GIVEN EXERCISE: Look at the data below and print exactly the lines from its first line through the line with "const tickValues = [0, 10, 20, 30, 40, 50, 60, 70];"; the pictures stay out of the copy.

· · · · · · ·

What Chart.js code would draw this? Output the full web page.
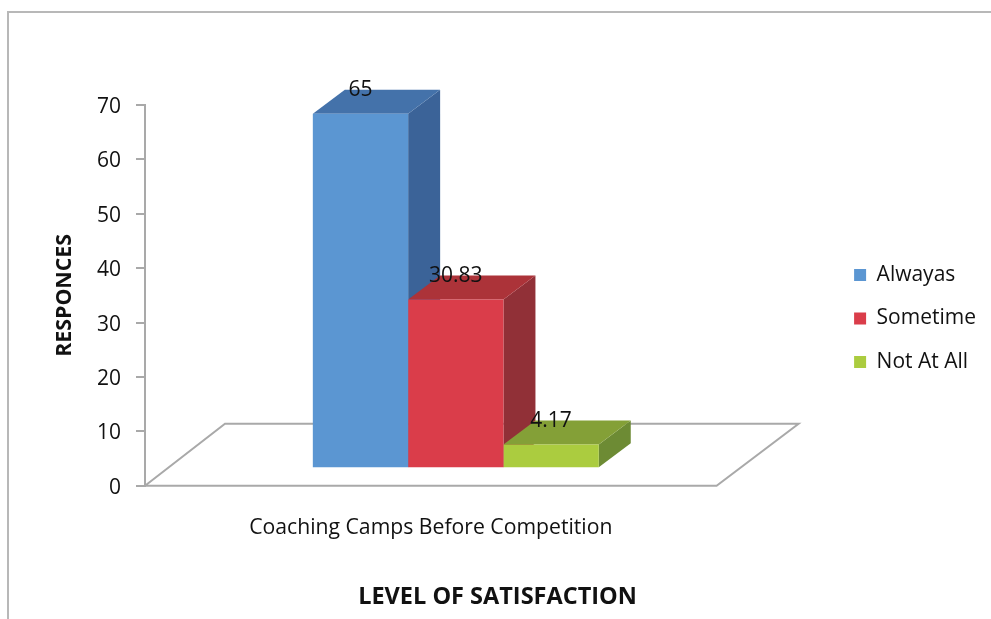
<!DOCTYPE html>
<html>
<head>
<meta charset="utf-8">
<title>Level of satisfaction</title>
<script src="https://cdn.jsdelivr.net/npm/chart.js@4/dist/chart.umd.min.js"></script>
<style>
    html, body { margin: 0; padding: 0; background: #fff; overflow: hidden; width: 991px; height: 619px; }
    #box { position: absolute; left: 7px; top: 11px; width: 1000px; height: 620px; border-left: 2px solid #b8b8b8; border-top: 2px solid #b8b8b8; }
    canvas { display: block; filter: blur(0.6px); }
</style>
</head>
<body>
<div id="box"><canvas id="myBarChart" width="984" height="606"></canvas></div>
<script>
const categories = ['Coaching Camps Before Competition'];
const seriesNames = ['Alwayas', 'Sometime', 'Not At All'];
const alwaysValues = [65];
const sometimeValues = [30.83];
const notAtAllValues = [4.17];
const tickValues = [0, 10, 20, 30, 40, 50, 60, 70];

const frontColors = ['#5b96d2', '#da3d4a', '#abcc3f'];
const topColors = ['#4472aa', '#ac3339', '#84a037'];
const sideColors = ['#3b6398', '#913037', '#6d8b34'];

const textFont = '"Open Sans", sans-serif';
const lineGray = '#a9a9a9';
const depthX = 32, depthY = 24;

function poly(ctx, pts, color) {
    ctx.beginPath();
    pts.forEach((p, i) => i ? ctx.lineTo(p[0], p[1]) : ctx.moveTo(p[0], p[1]));
    ctx.closePath();
    ctx.fillStyle = color;
    ctx.fill();
}

// Lantai, sisi samping dan atas batang (3D)
const bars3d = {
    id: 'bars3d',
    beforeDatasetsDraw(chart) {
        const ctx = chart.ctx;
        const a = chart.chartArea;
        const y0 = chart.scales.y.getPixelForValue(0);
        ctx.save();
        ctx.strokeStyle = lineGray;
        ctx.lineWidth = 2;
        ctx.beginPath();
        ctx.moveTo(a.left, y0);
        ctx.lineTo(a.left + 80, y0 - 62);
        ctx.lineTo(a.right + 32, y0 - 62);
        ctx.lineTo(a.right - 50, y0);
        ctx.closePath();
        ctx.stroke();
        chart.data.datasets.forEach((ds, i) => {
            const b = chart.getDatasetMeta(i).data[0];
            const l = b.x - b.width / 2, r = b.x + b.width / 2;
            poly(ctx, [[r, b.y], [r + depthX, b.y - depthY], [r + depthX, b.base - depthY], [r, b.base]], sideColors[i]);
            poly(ctx, [[l, b.y], [l + depthX, b.y - depthY], [r + depthX, b.y - depthY], [r, b.y]], topColors[i]);
        });
        ctx.restore();
    },
    afterDatasetsDraw(chart) {
        const ctx = chart.ctx;
        ctx.save();
        ctx.font = '21px ' + textFont;
        ctx.fillStyle = '#111';
        ctx.textAlign = 'center';
        ctx.textBaseline = 'middle';
        chart.data.datasets.forEach((ds, i) => {
            const b = chart.getDatasetMeta(i).data[0];
            ctx.fillText(String(ds.data[0]), b.x, b.y - 24);
        });
        ctx.restore();
    }
};

const ctxBar = document.getElementById('myBarChart').getContext('2d');
const myBarChart = new Chart(ctxBar, {
    type: 'bar',
    plugins: [bars3d],
    data: {
        labels: categories,
        datasets: [
            { label: seriesNames[0], data: alwaysValues, backgroundColor: frontColors[0], yAxisID: 'yBars' },
            { label: seriesNames[1], data: sometimeValues, backgroundColor: frontColors[1], yAxisID: 'yBars' },
            { label: seriesNames[2], data: notAtAllValues, backgroundColor: frontColors[2], yAxisID: 'yBars' }
        ]
    },
    options: {
        responsive: false,
        animation: false,
        layout: { autoPadding: false, padding: { top: 5, right: 7, left: 0, bottom: 0 } },
        datasets: { bar: { barPercentage: 1, categoryPercentage: 0.46 } },
        plugins: {
            tooltip: { enabled: false },
            title: {
                display: true,
                position: 'bottom',
                text: 'LEVEL OF SATISFACTION',
                color: '#111',
                font: { family: textFont, size: 23.5, weight: 'bold' },
                padding: { top: 0, bottom: 8 }
            },
            legend: {
                position: 'right',
                labels: {
                    boxWidth: 12,
                    boxHeight: 12,
                    padding: 22.5,
                    color: '#111',
                    font: { family: textFont, size: 21 }
                }
            }
        },
        scales: {
            x: {
                grid: { display: false },
                border: { display: false },
                afterFit(s) { s.height = 97; },
                ticks: { padding: 21, labelOffset: -25, color: '#111', font: { family: textFont, size: 21.2 } }
            },
            // tempat kosong di atas plot
            xTop: {
                type: 'category',
                position: 'top',
                grid: { display: false },
                border: { display: false },
                ticks: { display: false },
                afterFit(s) { s.height = 87; }
            },
            y: {
                min: 0,
                max: 70,
                afterFit(s) { s.width = 136; },
                afterBuildTicks(s) { s.ticks = tickValues.map(v => ({ value: v })); },
                border: { display: true, color: lineGray, width: 2 },
                grid: { drawOnChartArea: false, drawTicks: true, tickLength: 9, color: lineGray, lineWidth: 2 },
                ticks: { padding: 15, labelOffset: 2, color: '#111', font: { family: textFont, size: 21 } },
                title: {
                    display: true,
                    text: 'RESPONCES',
                    color: '#111',
                    font: { family: textFont, size: 21.3, weight: 'bold' },
                    padding: { top: 43, bottom: 0 }
                }
            },
            // skala batang: dasar batang terangkat dari garis 0
            yBars: {
                position: 'right',
                min: -3.4,
                max: 66.6,
                grid: { display: false },
                border: { display: false },
                ticks: { display: false },
                afterFit(s) { s.width = 65; }
            }
        }
    }
});
</script>
</body>
</html>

· · · · · · ·

OUTPUT FOR THIS TASK:
What Chart.js code would draw this? Output the full web page.
<!DOCTYPE html>
<html>
<head>
<meta charset="utf-8">
<title>Level of satisfaction</title>
<script src="https://cdn.jsdelivr.net/npm/chart.js@4/dist/chart.umd.min.js"></script>
<style>
    html, body { margin: 0; padding: 0; background: #fff; overflow: hidden; width: 991px; height: 619px; }
    #box { position: absolute; left: 7px; top: 11px; width: 1000px; height: 620px; border-left: 2px solid #b8b8b8; border-top: 2px solid #b8b8b8; }
    canvas { display: block; filter: blur(0.6px); }
</style>
</head>
<body>
<div id="box"><canvas id="myBarChart" width="984" height="606"></canvas></div>
<script>
const categories = ['Coaching Camps Before Competition'];
const seriesNames = ['Alwayas', 'Sometime', 'Not At All'];
const alwaysValues = [65];
const sometimeValues = [30.83];
const notAtAllValues = [4.17];
const tickValues = [0, 10, 20, 30, 40, 50, 60, 70];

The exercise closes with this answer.